By focusing on technology and ignoring the human element in cybersecurity, organisations have been fighting the wrong battle, with the wrong weapons for the past two decades. Implementing this 10-step action plan will help them correct their course.
1. Admit there is a problem and that it needs to be addressed:
The first step in every recovery programme is realising there is a problem and committing to take action to resolve it. You cannot begin to address a problem that you can’t or won’t admit is actually there. Count the cost, commit and act!
- Garner top-down support: A security programme cannot be successful without top-down commitment, support and evangelisation. The leadership team within the organisation must be utterly committed to the security programme or it will become an exercise in futility and a colossal waste of money, time and energy. Even worse, if an underfunded programme fails (and it likely will), the organisation will face a backlash for publically saying that “security is important” without following through.
- Locate and overcome cognitive biases: Cognitive biases are limitations in our brain’s ability to process information, which can cause illogical decision making and poor judgement. Some psychologists believe our cognitive biases help us process information more efficiently, especially in dangerous situations, so our instinctive fight-or-flight mechanism has an advantage. While these biases may be useful in, say, avoiding being eaten by a bear, they also sometimes lead us to make grave mistakes, in many cases without our ever being aware of what we are doing.
Through introspection, training and role playing, it is possible to retrain our brains to behave differently. As you seek to implement this phase, you should retain the services of a professional executive coach, as this process will not be easy, and will very likely cause a lot of political and social upheaval within the company.
- Understand the return on investment for security: Spending time, energy and resources on security is not a net loss. When weighed up against regulatory fines, the costs of post-breach litigation and the decrease in revenue from losses of customer confidence and market share, there is definite wisdom to investing in security.
- Understand that compliance regimes are only part of the solution: Compliance will never equal security. If governance, risk management and compliance regimes alone could prevent data breaches, problems such as payment card breaches would have been eliminated decades ago. However, it is still a good idea to align the organisation’s security posture with a compliance regime. But you should never expect that compliance alone will make the organisation’s environment safe from attackers.

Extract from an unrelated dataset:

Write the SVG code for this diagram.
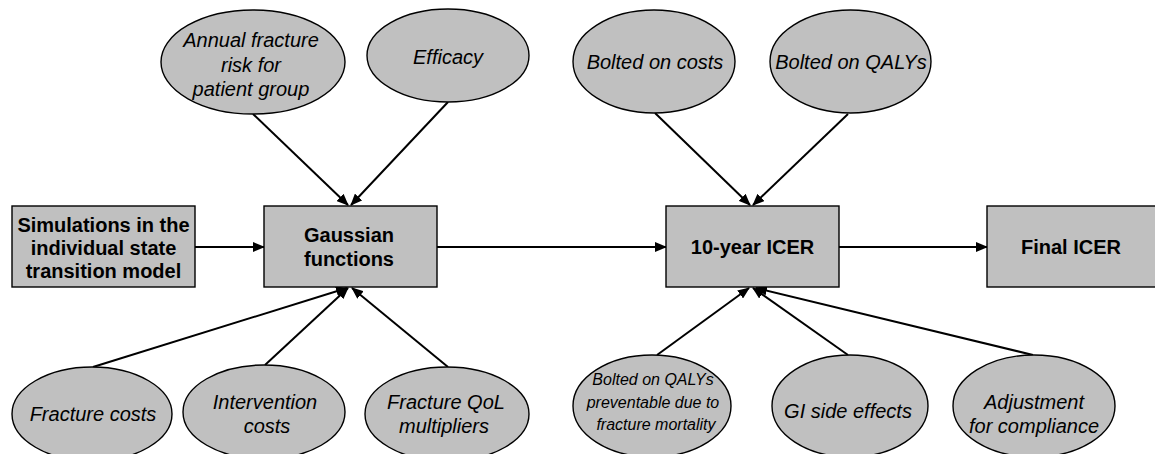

- Learn from your mistakes (and other people’s): Implement an after-action review process for all breaches, whether they are publicly disclosed or not. If you think beyond the impact to your own organisation about what you can learn from an incident, it will help others avoid a similar situation. That can only benefit everyone involved, including you.
7 .Institute a ‘train as you fight’ security philosophy: Just like the military is myopically focused on going to war, you should zero in on preparing for a cyberattack. Doing so will put you in a much better position to handle a real incident when, not if it happens.
- Create a culture of security-minded employees: Security is everyone’s responsibility. Client-side attacks such as social engineering, spear phishing and browser-based exploits are among the most common and most effective attack vectors. Every employee, contractor, third party vendor, intern or volunteer should understand the basics of identifying, deflecting and reporting these attacks.
- Realise security is a journey, not a destination: Becoming secure is not something you do, it’s something you are. There is no beginning or end to this journey. You will not reach the end of a strategic initiative, declare victory and celebrate your hard work. This is a long-term commitment that will change and evolve over time.
- Marrying human intelligence and technology is the key to victory: You should aim to engineer out as many human intersection points as possible to reduce the opportunity for errors. In those areas where automation cannot replace human interaction, the people in those positions should be extensively trained and equipped with software that will act as an intelligence multiplier.
For two decades we’ve been designing security technology to solve technology problems; in essence, we’ve been fighting the wrong battle. If technology has a role, it must be to help solve people problems.
By addressing the human vulnerability, organisations can reduce the number of opportunities for people to make mistakes, therefore ensuring they are exponentially more prepared, and subsequently more successful than they have ever been in protecting themselves against cyber threats.